There's no coaching change, and there might not be. Even if there is, I'd probably push toward a Coryell type system. There would be continuity; it features a downfield game that benefits Cam Newton, Steve Smith, and Greg Olsen. Regardless of what happens with the team, these three are big parts of that.
But, there's no telling what might happen. A new coach might come in, and that coach might have his own offense (or, as a defensive guy, has an OC he prefers, which may mean the new head coach prefers that OC over caring about the offense at all).
So, let's go through the other offenses and find where the fits are.
West Coast Offense
The WCO has some positives - Smith's run after the catch ability, the added emphasis on getting the ball to the backs. It fits into a zone blocking scheme that won't be far off where Carolina falls right now. Mike Shanahan has shown it's a malleable enough offense to throw in the pistol and zone read. There's a lot of moving pocket stuff that would fit.
It's only more recently that shotgun ideals have worked with the WCO. Carolina ran more shotgun than anyone but Detroit (another Coryell, under Scott Linehan). So there would be an adjustment. Olsen, always under a Coryell scheme, would get his touches but probably wouldn't get the downfield stuff he's enjoyed here.
This scheme, most reminiscent of the NY Giants/Patriots lineage, is the most dependent on who's running it. A Jeff Davidson scheme here, it came to the Patriots as Charlie Weis came over with Bill Belichick. The Patriots have used it toward spread ideals lately, featuring the slot receiver and tight end. Steelers disciples generally run this as well.
This isn't really an "offense" that was developed in the same form as the others, in a way. It's just old school football that eventually came together in one playbook, untouched by the innovators of the 70s and 80s. In its pure form, it's a power running, play action offense. This would inevitably limit Newton's passes and touches, and work harder on the run game. Though Dan Henning ran Coryell, his ideals were more of the E-P variety - "feed the stud", pound the ball, take deep shots, play the odds.
Another situation where shotgun isn't an ideal format. More or less wastes Smith, and Olsen isn't blocker enough. The backs would get plenty of touches.
Run and Shoot/Spread/No-Huddle
The spread offenses of the last 15-20 years in college are adaptations of the original run and shoot offense. A few teams in the league run this - though their adaptations can be made from any offense, notably Belichick's spread ideals above. This offense was huge in the AFC in the early 90s, with various no huddle, run and shoot type offenses putting together success for a time. It's not as radical as it used to be, but can be as potent.

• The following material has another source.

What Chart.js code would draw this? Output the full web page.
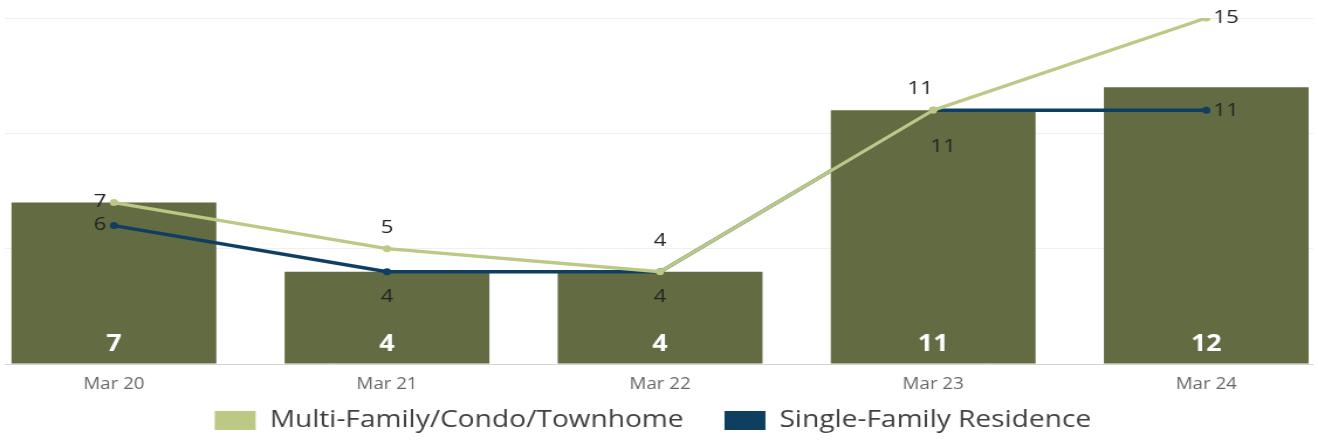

This would be an intriguing fit for Newton specifically, with a lot of shotgun and flexibility. There would be a worry about structure, however. Since so many versions have adapted, there's not a common philosophy - there are versions of the spread that derive from the Wing-T, for instance. Without a lot of commonality, this offense is tofu - it'll take on the flavor of what you put with it. And that probably isn't enough structure for a young quarterback. Since various offenses are changing to fit the college game now, it's not necessary to tailor something new to do the same thing.
So those are the basic options, and how I view their adaptation. I'd really prefer to stay with the same offensive staff, and if not, the same system.